US government officials have denied the charges, but Hersh defended his piece Sunday saying he had strong sources for the article which was thoroughly vetted by New Yorker editors.

"This White House will find a way to view what happened with the Israelis against Hezbollah as a victory, and they'll find a way to see it as a positive for any planning that is going towards Iran," he told CNN.


Look, I speculated early on that hurting Hizbollah now could provide a benefit later by crippling their ability to be used by Iran to counter-attack. Indeed, I had wondered about this potential to use terrorists based in Lebanon back before the Iraq War major combat operations phase. Iraq used Scuds to hit Israel then [CORRECTION: by "then" I meant 1991. I knew what I meant ...]; without Scuds, would Iraq try to use short-range rockets form Lebanon instead, I thought. But to speculate about an incidental benefit is a far cry from claiming it as a reason to fight.

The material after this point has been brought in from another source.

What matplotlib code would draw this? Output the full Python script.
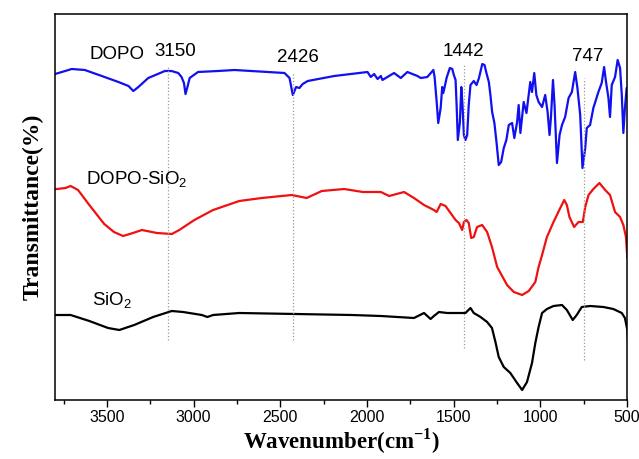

As for going after Hizbollah bunkers and rockets as practice for Iran? Good grief that is a stretch, to say the least. Israel asking how long we'd run interference for them--a reasonable concern--is hardly reason to jump to the conclusion that this is a practice run.

Nuclear facilities and ballistic missile facilities are so different from 122mm rockets and bunkers to hide small groups of terrorists that it is silly to compare the two. Our ability to wage an air campaign is also orders of magnitude greater than Israel's. Besides, why was the initial Israeli air campaign aimed at the bridges and infrastructure of Lebanon if this was a practice for disarming Iran of nuclear weapons?

Finally, if a pre-planned strike, why was Israel so ill-prepared to begin operations from day one?

Rather than ascribing deep reasons for this campaign, why not go with the apparent: Israel had a couple soldiers kidnapped by Hizbollah. The Israelis hit in the air to try to keep their men from being moved out of Lebanon. Hizbollah hit Israel's cities with rockets. Then Israel expanded the targets to go after the rockets and to pressure Lebanon to reign in Hizbollah. With the air campaign failing, small groups of troops were inserted. With rockets still falling, a couple battalions went in. Then lead elements of 4 or 5 brigades made a shallow penetration across the entire border area. Finally, a multi-division effort to push to the Litani was made as time ran out and a ceasefire went into effect. Hizbollah was hit hard enough to agree to a ceasefire and Israel was taking enough casualties to end the campaign. We were taking enough grief inside Iraq to end our interference and support a ceasefire.

Basically, Israel bloodied Hizbollah but failed to use a month of time that we helped provide to really take the terrorists apart, distracted by the allure of air power alone for too long. This was not a dry run for striking Iran.

Hersh is really claiming that was pre-planned?